Shortwave Numbers Stations are a perfect method of anonymous, one way communication. Spies located anywhere in the world can be communicated to by their masters via small, locally available, and unmodified Shortwave receivers. The encryption system used by Numbers Stations, known as a “one time pad” is unbreakable. Combine this with the fact that it is almost impossible to track down the message recipients once they are inserted into the enemy country, it becomes clear just how powerful the Numbers Station system is.

These stations use very rigid schedules, and transmit in many different languages, employing male and female voices repeating strings of numbers or phonetic letters day and night, all year round.

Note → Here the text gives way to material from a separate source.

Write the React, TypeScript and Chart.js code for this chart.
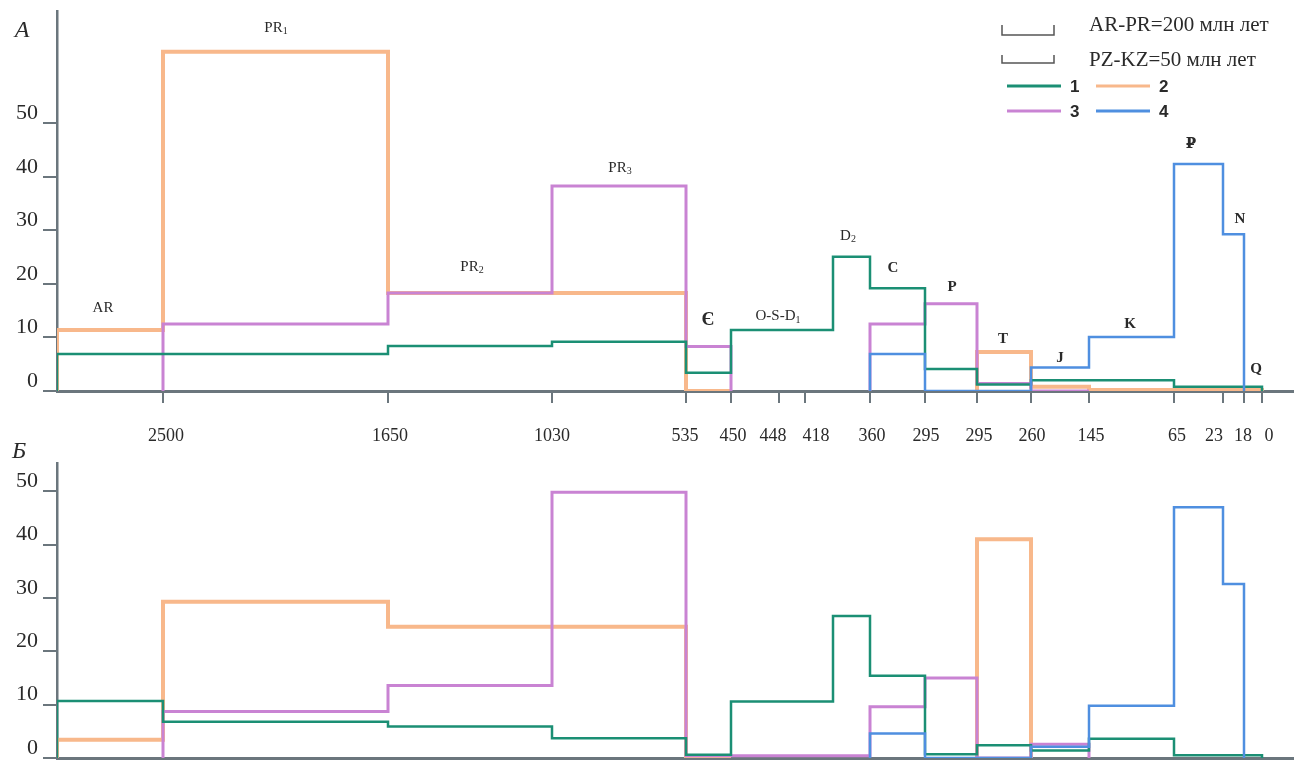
import React, { useEffect, useRef } from "react";
import { Chart, registerables } from "chart.js";

Chart.register(...registerables);

// ---------- schematic time axis (млн лет), axis units ----------
const tickLabels = ["2500", "1650", "1030", "535", "450", "448", "418", "360", "295", "295", "260", "145", "65", "23", "18", "0"];
const tickPos = [10.6, 33.1, 49.5, 62.9, 67.4, 72.2, 74.8, 81.3, 86.8, 92.0, 97.4, 103.2, 111.7, 116.6, 118.7, 120.5];
const labelPos = [10.9, 33.3, 49.5, 62.8, 67.6, 71.6, 75.9, 81.5, 86.9, 92.2, 97.5, 103.4, 112.0, 115.7, 118.6, 121.2];
// boundaries of the periods: AR | PR1 | PR2 | PR3 | Є | O | S | D1 | D2 | C | P | T | J | K | ₽ | N | Q
const segBounds = [0, 10.6, 33.1, 49.5, 62.9, 67.4, 72.2, 74.8, 77.6, 81.3, 86.8, 92.0, 97.4, 103.2, 111.7, 116.6, 118.7, 120.5];
const yTickValues = [0, 10, 20, 30, 40, 50];

// ---------- panel А (values per period) ----------
const a1 = [6.9, 6.9, 8.4, 9.2, 3.4, 11.4, 11.4, 11.4, 25.1, 19.2, 4.1, 1.2, 2.0, 2.0, 0.8, 0.8, 0.8];
const a2 = [11.4, 63.4, 18.3, 18.3, 0, null, null, null, null, null, null, 7.3, 0.8, 0.2, 0.2, 0.2, 0.2];
const a3 = [null, 12.5, 18.3, 38.3, 8.3, null, null, null, null, 12.5, 16.3, 1.4, 0, null, null, null, null];
const a4 = [null, null, null, null, null, null, null, null, null, 6.9, 0, 0, 4.4, 10.1, 42.4, 29.3, null];

// ---------- panel Б ----------
const b1 = [10.7, 6.8, 5.9, 3.7, 0.6, 10.6, 10.6, 10.6, 26.6, 15.4, 0.7, 2.4, 1.4, 3.6, 0.5, 0.5, 0.5];
const b2 = [3.4, 29.3, 24.6, 24.6, 0, null, null, null, null, null, null, 41.0, null, null, null, null, null];
const b3 = [null, 8.7, 13.6, 49.8, 0.4, 0.4, 0.4, 0.4, 0.4, 9.6, 15.0, 0, 2.6, null, null, null, null];
const b4 = [null, null, null, null, null, null, null, null, null, 4.6, 0, 0, 2.1, 9.8, 47.0, 32.6, null];

// ---------- period labels in panel А ----------
const periodNames = ["AR", "PR", "PR", "PR", "Є", "O-S-D", "D", "C", "P", "T", "J", "K", "₽", "N", "Q"];
const periodSubs = ["", "1", "2", "3", "", "1", "2", "", "", "", "", "", "", "", ""];
const periodLabelX = [4.6, 21.9, 41.5, 56.3, 65.1, 72.1, 79.1, 83.6, 89.5, 94.6, 100.3, 107.3, 113.4, 118.3, 119.9];
const periodLabelY = [15.5, 67.9, 23.2, 41.7, 13.3, 14.0, 29.0, 23.0, 19.4, 9.7, 6.2, 12.5, 46.2, 32.1, 4.1];

const seriesNames = ["1", "2", "3", "4"];
const scaleNotes = ["AR-PR=200 млн лет", "PZ-KZ=50 млн лет"];

const COLORS = ["#1b8f74", "#f8b88b", "#c983d3", "#4f8fe0"];
const WIDTHS = [2.5, 4, 3, 2.5];
const ORDERS = [2, 4, 3, 1];
const AXIS = "#6b767d";
const TEXT = "#2a2a2a";
const SERIF = "'Liberation Serif', 'DejaVu Serif', serif";
const SANS = "'Liberation Sans', 'DejaVu Sans', sans-serif";
const X_MAX = 123.7;

function stepPoints(vals: (number | null)[]) {
  const pts: { x: number; y: number | null }[] = [];
  let prevNull = true;
  for (let i = 0; i < vals.length; i++) {
    const v = vals[i];
    if (v === null) {
      if (!prevNull) {
        pts.push({ x: segBounds[i], y: 0 });
        pts.push({ x: segBounds[i], y: null });
      }
      prevNull = true;
      continue;
    }
    if (prevNull) pts.push({ x: segBounds[i], y: 0 });
    pts.push({ x: segBounds[i], y: v });
    prevNull = false;
  }
  if (!prevNull) pts.push({ x: segBounds[vals.length], y: 0 });
  return pts;
}

function makeDatasets(series: (number | null)[][]) {
  return series.map((vals, k) => ({
    label: seriesNames[k],
    data: stepPoints(vals),
    borderColor: COLORS[k],
    borderWidth: WIDTHS[k],
    pointRadius: 0,
    stepped: true,
    fill: false,
    spanGaps: false,
    order: ORDERS[k],
    borderJoinStyle: "miter",
    borderCapStyle: "butt",
  }));
}

function yAxis(max: number) {
  return {
    type: "linear",
    position: "left",
    z: 1,
    min: 0,
    max,
    afterBuildTicks: (s: any) => {
      s.ticks = yTickValues.map((v) => ({ value: v }));
    },
    afterFit: (s: any) => {
      s.width = 57;
      s.paddingTop = 0;
      s.paddingBottom = 0;
    },
    ticks: {
      font: { family: SERIF, size: 22 },
      color: TEXT,
      padding: 5,
      labelOffset: -10,
      autoSkip: false,
    },
    grid: { drawOnChartArea: false, drawTicks: true, tickLength: 14, color: AXIS, lineWidth: 2 },
    border: { display: true, color: AXIS, width: 2.5 },
  };
}

function drawLabel(ctx: CanvasRenderingContext2D, cx: number, cy: number, main: string, sub: string, font: string, subFont: string) {
  ctx.font = font;
  const w1 = ctx.measureText(main).width;
  ctx.font = subFont;
  const w2 = sub ? ctx.measureText(sub).width : 0;
  const x0 = cx - (w1 + w2) / 2;
  ctx.textAlign = "left";
  ctx.textBaseline = "middle";
  ctx.font = font;
  ctx.fillText(main, x0, cy);
  if (sub) {
    ctx.font = subFont;
    ctx.fillText(sub, x0 + w1, cy + 4);
  }
}

const topOverlay = {
  id: "topOverlay",
  afterDraw(chart: any) {
    const ctx: CanvasRenderingContext2D = chart.ctx;
    const xs = chart.scales.x;
    const ys = chart.scales.y;
    ctx.save();
    ctx.fillStyle = TEXT;
    ctx.font = `italic 24px ${SERIF}`;
    ctx.textAlign = "center";
    ctx.textBaseline = "middle";
    ctx.fillText("А", 22, 31);

    periodNames.forEach((n, i) => {
      const single = n.length === 1 && n !== "D";
      const size = n === "Є" ? 19 : 15;
      const font = `${single ? "bold " : ""}${size}px ${SERIF}`;
      drawLabel(ctx, xs.getPixelForValue(periodLabelX[i]), ys.getPixelForValue(periodLabelY[i]), n, periodSubs[i], font, `10px ${SERIF}`);
    });

    // scale notes with brackets
    ctx.strokeStyle = "#555";
    ctx.lineWidth = 1.5;
    const br = [
      [25, 35],
      [55, 63],
    ];
    br.forEach(([t, b], i) => {
      ctx.beginPath();
      ctx.moveTo(1002, t);
      ctx.lineTo(1002, b);
      ctx.lineTo(1054, b);
      ctx.lineTo(1054, t);
      ctx.stroke();
      ctx.font = `21px ${SERIF}`;
      ctx.textAlign = "left";
      ctx.textBaseline = "middle";
      ctx.fillStyle = TEXT;
      ctx.fillText(scaleNotes[i], 1089, i === 0 ? 25 : 60);
    });

    // series legend
    const lx = [1007, 1096, 1007, 1096];
    const ly = [86, 86, 111, 111];
    seriesNames.forEach((name, k) => {
      ctx.strokeStyle = COLORS[k];
      ctx.lineWidth = 3;
      ctx.beginPath();
      ctx.moveTo(lx[k], ly[k]);
      ctx.lineTo(lx[k] + 54, ly[k]);
      ctx.stroke();
      ctx.fillStyle = TEXT;
      ctx.font = `bold 17px ${SANS}`;
      ctx.textAlign = "left";
      ctx.textBaseline = "middle";
      ctx.fillText(name, lx[k] + 63, ly[k] + 1);
    });
    ctx.restore();
  },
};

const bottomOverlay = {
  id: "bottomOverlay",
  afterDraw(chart: any) {
    const ctx: CanvasRenderingContext2D = chart.ctx;
    ctx.save();
    ctx.fillStyle = TEXT;
    ctx.font = `italic 24px ${SERIF}`;
    ctx.textAlign = "center";
    ctx.textBaseline = "middle";
    ctx.fillText("Б", 19, 14);
    ctx.restore();
  },
};

export default function App() {
  const topRef = useRef<HTMLCanvasElement>(null);
  const botRef = useRef<HTMLCanvasElement>(null);

  useEffect(() => {
    const c1 = new Chart(topRef.current as HTMLCanvasElement, {
      type: "line",
      data: { datasets: makeDatasets([a1, a2, a3, a4]) as any },
      options: {
        animation: false,
        responsive: false,
        layout: { padding: { top: 11, left: 0, right: 0, bottom: 0 } },
        plugins: { legend: { display: false }, tooltip: { enabled: false } },
        scales: {
          x: {
            type: "linear",
            position: "bottom",
            weight: 0,
            min: 0,
            max: X_MAX,
            afterBuildTicks: (s: any) => {
              s.ticks = tickPos.map((v) => ({ value: v }));
            },
            afterFit: (s: any) => {
              s.height = 12;
              s.paddingLeft = 0;
              s.paddingRight = 0;
            },
            ticks: { display: false },
            grid: { drawOnChartArea: false, drawTicks: true, tickLength: 12, color: AXIS, lineWidth: 2 },
            border: { display: true, color: AXIS, width: 3 },
          },
          xl: {
            type: "linear",
            position: "bottom",
            weight: 1,
            min: 0,
            max: X_MAX,
            afterBuildTicks: (s: any) => {
              s.ticks = labelPos.map((v) => ({ value: v }));
            },
            afterFit: (s: any) => {
              s.height = 52;
              s.paddingLeft = 0;
              s.paddingRight = 0;
            },
            ticks: {
              autoSkip: false,
              maxRotation: 0,
              padding: 22,
              font: { family: SERIF, size: 18 },
              color: TEXT,
              callback: (_v: any, i: number) => tickLabels[i],
            },
            grid: { display: false, drawTicks: false },
            border: { display: false },
          },
          y: yAxis(71) as any,
        },
      } as any,
      plugins: [topOverlay],
    });

    const c2 = new Chart(botRef.current as HTMLCanvasElement, {
      type: "line",
      data: { datasets: makeDatasets([b1, b2, b3, b4]) as any },
      options: {
        animation: false,
        responsive: false,
        layout: { padding: { top: 25, left: 0, right: 0, bottom: 0 } },
        plugins: { legend: { display: false }, tooltip: { enabled: false } },
        scales: {
          x: {
            type: "linear",
            position: "bottom",
            min: 0,
            max: X_MAX,
            afterFit: (s: any) => {
              s.height = 10;
              s.paddingLeft = 0;
              s.paddingRight = 0;
            },
            ticks: { display: false },
            grid: { drawOnChartArea: false, drawTicks: false },
            border: { display: true, color: AXIS, width: 3 },
          },
          y: yAxis(55.3) as any,
        },
      } as any,
      plugins: [bottomOverlay],
    });

    return () => {
      c1.destroy();
      c2.destroy();
    };
  }, []);

  return (
    <div style={{ position: "absolute", left: 0, top: 0, width: 1294, height: 768, background: "#fff" }}>
      <canvas ref={topRef} width={1294} height={455} style={{ position: "absolute", left: 0, top: 0, display: "block" }} />
      <canvas ref={botRef} width={1294} height={330} style={{ position: "absolute", left: 0, top: 438, display: "block" }} />
    </div>
  );
}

"Although no broadcaster or government has acknowledged transmitting the numbers, a 1998 article in The Daily Telegraph quoted a spokesperson for the Department of Trade and Industry (the government agency that regulates radio broadcasting in the United Kingdom) as saying, "These (numbers stations) are what you suppose they are. People shouldn't be mystified by them. They are not for, shall we say, public consumption."
Listening to numbers stations in the UK is illegal under the Wireless Telegraphy Act 1949, since it is unlikely that it is possible to get official permission to listen to them, however it is unlikely that the legislation would be used to prosecute those who listen to the stations privately."

Source

After the Cold War, many of the transmissions that were originating from Communist countries stopped. Many number stations today can be linked with Cuba, China, and Taiwan.